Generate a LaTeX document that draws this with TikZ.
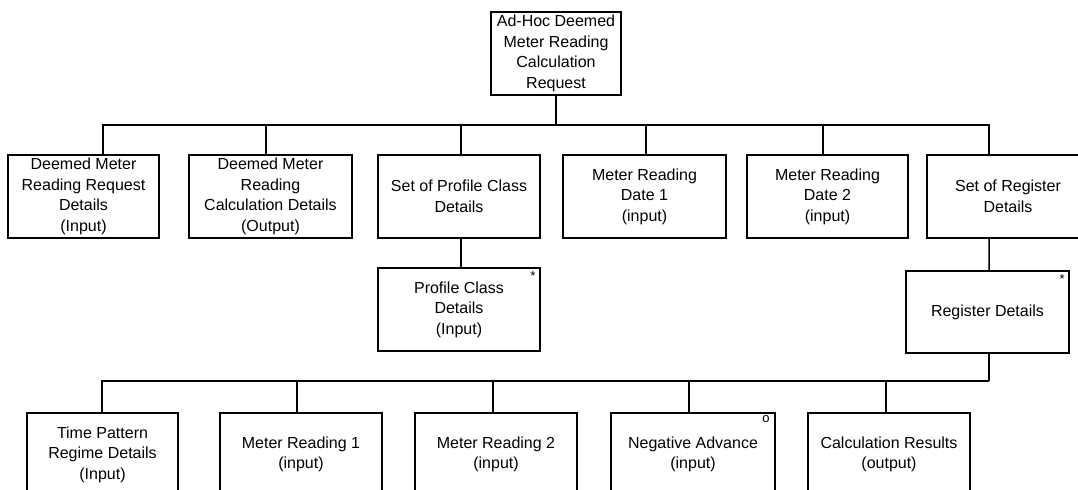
\documentclass[tikz,border=0pt]{standalone}
\usepackage{fontspec}
\setmainfont{Liberation Sans}
\begin{document}
\begin{tikzpicture}[x=1bp,y=-1bp,
  box/.style={draw, line width=1.5bp, rectangle, align=center, inner sep=0pt,
    minimum width=162bp, minimum height=83bp,
    font=\fontsize{16bp}{20.5bp}\selectfont},
  wire/.style={line width=1.5bp},
  tag/.style={anchor=north east, inner sep=0pt, font=\fontsize{13bp}{13bp}\selectfont}]
\useasboundingbox (0,0) rectangle (1078,490);
\clip (0,0) rectangle (1078,490);
\fill[white] (0,0) rectangle (1078,490);

% root
\node[box, minimum width=130bp] (top) at (556,53.5) {Ad-Hoc Deemed\\Meter Reading\\Calculation\\Request};

% first level
\node[box, minimum width=151bp] (b1) at (83.5,196.5) {Deemed Meter\\Reading Request\\Details\\(Input)};
\node[box, minimum width=163bp] (b2) at (270.5,196.5) {Deemed Meter\\Reading\\Calculation Details\\(Output)};
\node[box] (b3) at (459,196.5) {Set of Profile Class\\Details};
\node[box, minimum width=163bp] (b4) at (644.5,196.5) {Meter Reading\\Date 1\\(input)};
\node[box, minimum width=161bp] (b5) at (827.5,196.5) {Meter Reading\\Date 2\\(input)};
\node[box] (b6) at (1008,196.5) {Set of Register\\Details};

% second level
\node[box] (pc) at (459,309.5) {Profile Class\\Details\\(Input)};
\node[tag] at ([xshift=-5bp,yshift=-4bp]pc.north east) {*};
\node[box, minimum width=163bp, minimum height=82bp] (rd) at (987.5,312) {Register Details};
\node[tag] at ([xshift=-5bp,yshift=-4bp]rd.north east) {*};

% register children
\node[box, minimum width=151bp] (tp) at (102.5,454.5) {Time Pattern\\Regime Details\\(Input)};
\node[box] (mr1) at (301,454.5) {Meter Reading 1\\(input)};
\node[box] (mr2) at (496,454.5) {Meter Reading 2\\(input)};
\node[box, minimum width=164bp] (na) at (693,454.5) {Negative Advance\\(input)};
\node[tag] at ([xshift=-6bp,yshift=-3bp]na.north east) {o};
\node[box] (cr) at (889,454.5) {Calculation Results\\(output)};

% connectors from the root
\coordinate (hub1) at (556,125);
\draw[wire] (top.south) -- (hub1);
\draw[wire] (hub1) -| ([xshift=19.5bp]b1.north);
\draw[wire] (hub1) -| ([xshift=-4.5bp]b2.north);
\draw[wire] (hub1) -| ([xshift=2bp]b3.north);
\draw[wire] (hub1) -| ([xshift=1.5bp]b4.north);
\draw[wire] (hub1) -| ([xshift=-4.5bp]b5.north);
\draw[wire] (hub1) -| ([xshift=-19bp]b6.north);

% set members
\draw[wire] ([xshift=2bp]b3.south) -- ([xshift=2bp]pc.north);
\draw[wire] ([xshift=-19bp]b6.south) -- ([xshift=1.5bp]rd.north);

% register details children
\coordinate (hub2) at (989,381);
\draw[wire] ([xshift=1.5bp]rd.south) -- (hub2);
\draw[wire] (hub2) -| ([xshift=-0.5bp]tp.north);
\draw[wire] (hub2) -| ([xshift=-4bp]mr1.north);
\draw[wire] (hub2) -| ([xshift=-3bp]mr2.north);
\draw[wire] (hub2) -| ([xshift=-4bp]na.north);
\draw[wire] (hub2) -| ([xshift=-3bp]cr.north);
\end{tikzpicture}
\end{document}
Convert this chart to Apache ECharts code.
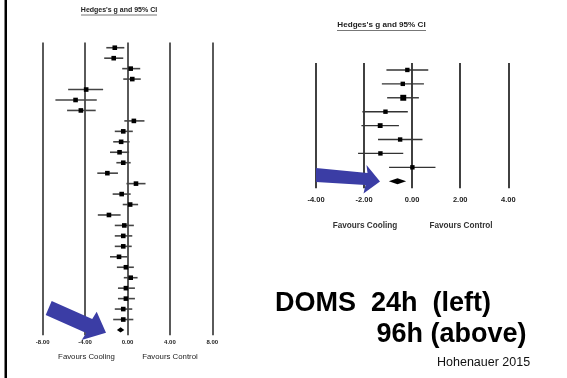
<!DOCTYPE html>
<html>
<head>
<meta charset="utf-8">
<script src="https://cdn.jsdelivr.net/npm/echarts@6/dist/echarts.min.js"></script>
<style>
  html, body { margin: 0; padding: 0; background: #fff; }
  #chart { width: 567px; height: 378px; }
</style>
</head>
<body>
<div id="chart"></div>
<script>
// DOMS 24h forest plot (left) - Hedges's g with 95% CI
var leftEst  = [-1.2, -1.3, 0.3, 0.45, -3.9, -4.9, -4.4, 0.6, -0.4, -0.6, -0.75, -0.4, -1.9, 0.8, -0.55, 0.25, -1.75, -0.3, -0.4, -0.4, -0.8, -0.15, 0.3, -0.15, -0.15, -0.4, -0.4];
var leftLow  = [-2.0, -2.2, -0.5, -0.4, -5.6, -6.8, -5.7, -0.3, -1.2, -1.35, -1.65, -1.05, -2.85, -0.1, -1.4, -0.45, -2.8, -1.2, -1.2, -1.2, -1.65, -1.0, -0.35, -0.9, -0.9, -1.2, -1.35];
var leftHigh = [-0.3, -0.4, 1.2, 1.25, -2.3, -2.9, -3.0, 1.6, 0.5, 0.2, 0.15, 0.3, -0.9, 1.7, 0.3, 1.0, -0.65, 0.6, 0.45, 0.4, 0.0, 0.6, 0.95, 0.7, 0.7, 0.45, 0.55];
var leftPooled = [-0.65, -1.0, -0.3]; // estimate, low, high
var leftTicks = [-8, -4, 0, 4, 8];

// DOMS 96h forest plot (right)
var rightEst  = [-0.2, -0.39, -0.37, -1.11, -1.33, -0.5, -1.32, 0.01];
var rightLow  = [-1.07, -1.26, -1.04, -2.07, -2.11, -1.42, -2.25, -0.96];
var rightHigh = [0.67, 0.49, 0.28, -0.18, -0.55, 0.43, -0.37, 0.97];
var rightWeight = [1, 1, 1.35, 1, 1.1, 1, 1, 1];
var rightPooled = [-0.61, -0.97, -0.25];
var rightTicks = [-4, -2, 0, 2, 4];

var leftRows = leftEst.map(function (v, i) { return 'Study ' + (i + 1); }).concat(['Overall']);
var rightRows = rightEst.map(function (v, i) { return 'Study ' + (i + 1); }).concat(['Overall']);

var FONT = '"Liberation Sans", Arial, sans-serif';
var ARROW = '#3b3da5';

function studyData(est, low, high, w) {
  return est.map(function (v, i) { return [i, v, low[i], high[i], w ? w[i] : 1]; });
}

function ciRender(lineColor, lineW, sq) {
  return function (params, api) {
    var row = api.value(0);
    var pt = api.coord([api.value(1), row]);
    var lo = api.coord([api.value(2), row]);
    var hi = api.coord([api.value(3), row]);
    var s = sq * api.value(4);
    return {
      type: 'group',
      children: [
        { type: 'line', shape: { x1: lo[0], y1: lo[1], x2: hi[0], y2: hi[1] },
          style: { stroke: lineColor, lineWidth: lineW } },
        { type: 'rect', shape: { x: pt[0] - s / 2, y: pt[1] - s / 2, width: s, height: s },
          style: { fill: '#000' } }
      ]
    };
  };
}

function diamondRender(h) {
  return function (params, api) {
    var row = api.value(0);
    var pt = api.coord([api.value(1), row]);
    var lo = api.coord([api.value(2), row]);
    var hi = api.coord([api.value(3), row]);
    return {
      type: 'polygon',
      shape: { points: [[lo[0], pt[1]], [pt[0], pt[1] - h], [hi[0], pt[1]], [pt[0], pt[1] + h]] },
      style: { fill: '#000' }
    };
  };
}

var chart = echarts.init(document.getElementById('chart'));

var option = {
  backgroundColor: '#fff',
  animation: false,
  grid: [
    { left: 42.7, width: 169.6, top: 42.5, height: 292.7 },
    { left: 316, width: 192.3, top: 63, height: 125.2 }
  ],
  xAxis: [
    {
      gridIndex: 0, type: 'value', min: leftTicks[0], max: leftTicks[leftTicks.length - 1], interval: 4,
      axisLine: { show: false }, axisTick: { show: false },
      splitLine: { show: true, lineStyle: { color: '#5a5a5a', width: 2 } },
      axisLabel: { margin: 4, fontSize: 6, fontWeight: 'bold', color: '#222', fontFamily: FONT,
        formatter: function (v) { return v.toFixed(2); } }
    },
    {
      gridIndex: 1, type: 'value', min: rightTicks[0], max: rightTicks[rightTicks.length - 1], interval: 2,
      axisLine: { show: false }, axisTick: { show: false },
      splitLine: { show: true, lineStyle: { color: '#111', width: 1.6 } },
      axisLabel: { margin: 8, fontSize: 7.5, fontWeight: 'bold', color: '#222', fontFamily: FONT,
        formatter: function (v) { return v.toFixed(2); } }
    }
  ],
  yAxis: [
    { gridIndex: 0, type: 'category', data: leftRows, inverse: true, show: false },
    { gridIndex: 1, type: 'category', data: rightRows, inverse: true, show: false }
  ],
  series: [
    {
      type: 'custom', xAxisIndex: 0, yAxisIndex: 0,
      renderItem: ciRender('#444', 1.6, 4.6),
      encode: { x: [1, 2, 3], y: 0 },
      data: studyData(leftEst, leftLow, leftHigh)
    },
    {
      type: 'custom', xAxisIndex: 0, yAxisIndex: 0,
      renderItem: diamondRender(2.6),
      encode: { x: [1, 2, 3], y: 0 },
      data: [[leftEst.length, leftPooled[0], leftPooled[1], leftPooled[2]]]
    },
    {
      type: 'custom', xAxisIndex: 1, yAxisIndex: 1,
      renderItem: ciRender('#333', 1.4, 4.4),
      encode: { x: [1, 2, 3], y: 0 },
      data: studyData(rightEst, rightLow, rightHigh, rightWeight)
    },
    {
      type: 'custom', xAxisIndex: 1, yAxisIndex: 1,
      renderItem: diamondRender(3),
      encode: { x: [1, 2, 3], y: 0 },
      data: [[rightEst.length, rightPooled[0], rightPooled[1], rightPooled[2]]]
    }
  ],
  graphic: [
    // slide border on the left
    { type: 'rect', shape: { x: 4.5, y: 0, width: 2.5, height: 378 }, style: { fill: '#000' } },
    // plot titles
    { type: 'text', x: 119, y: 10.5, style: { text: "Hedges's g and 95% CI", font: 'bold 7px ' + FONT,
      fill: '#222', textAlign: 'center', textVerticalAlign: 'middle' } },
    { type: 'line', shape: { x1: 81, y1: 15, x2: 157, y2: 15 }, style: { stroke: '#777', lineWidth: 1 } },
    { type: 'text', x: 381.5, y: 25, style: { text: "Hedges's g and 95% CI", font: 'bold 8.1px ' + FONT,
      fill: '#222', textAlign: 'center', textVerticalAlign: 'middle' } },
    { type: 'line', shape: { x1: 337, y1: 30.5, x2: 426, y2: 30.5 }, style: { stroke: '#777', lineWidth: 1 } },
    // favours labels
    { type: 'text', x: 86.5, y: 356.5, style: { text: 'Favours Cooling', font: '7.8px ' + FONT,
      fill: '#222', textAlign: 'center', textVerticalAlign: 'middle' } },
    { type: 'text', x: 170, y: 356.5, style: { text: 'Favours Control', font: '7.8px ' + FONT,
      fill: '#222', textAlign: 'center', textVerticalAlign: 'middle' } },
    { type: 'text', x: 365, y: 225.3, style: { text: 'Favours Cooling', font: 'bold 8.2px ' + FONT,
      fill: '#333', textAlign: 'center', textVerticalAlign: 'middle' } },
    { type: 'text', x: 461, y: 225.3, style: { text: 'Favours Control', font: 'bold 8.2px ' + FONT,
      fill: '#333', textAlign: 'center', textVerticalAlign: 'middle' } },
    // arrows pointing at pooled effects
    { type: 'polygon', z: 100, shape: { points: [[51.7, 301], [92.2, 318.9], [96.7, 311.7], [106, 332.7],
      [81.7, 340], [86.2, 332.9], [45.7, 315]] }, style: { fill: ARROW } },
    { type: 'polygon', z: 100, shape: { points: [[316, 168], [367.5, 173], [366.5, 165], [380, 181.5],
      [363.5, 193.5], [365.5, 185], [316, 182]] }, style: { fill: ARROW } },
    // big caption
    { type: 'text', x: 275, y: 290, style: { text: 'DOMS  24h  (left)', font: 'bold 27px ' + FONT,
      fill: '#000', textAlign: 'left', textVerticalAlign: 'alphabetic' } },
    { type: 'text', x: 376.5, y: 321.5, style: { text: '96h (above)', font: 'bold 27px ' + FONT,
      fill: '#000', textAlign: 'left', textVerticalAlign: 'alphabetic' } },
    { type: 'text', x: 437, y: 363, style: { text: 'Hohenauer 2015', font: '12.5px ' + FONT,
      fill: '#111', textAlign: 'left', textVerticalAlign: 'middle' } }
  ]
};

chart.setOption(option);
</script>
</body>
</html>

════════════════

DIRECTIONS: Show each line in the entries that holds the string "with".

THE COMPLETED TASK:
Generate a LaTeX document that draws this with TikZ.
// DOMS 24h forest plot (left) - Hedges's g with 95% CI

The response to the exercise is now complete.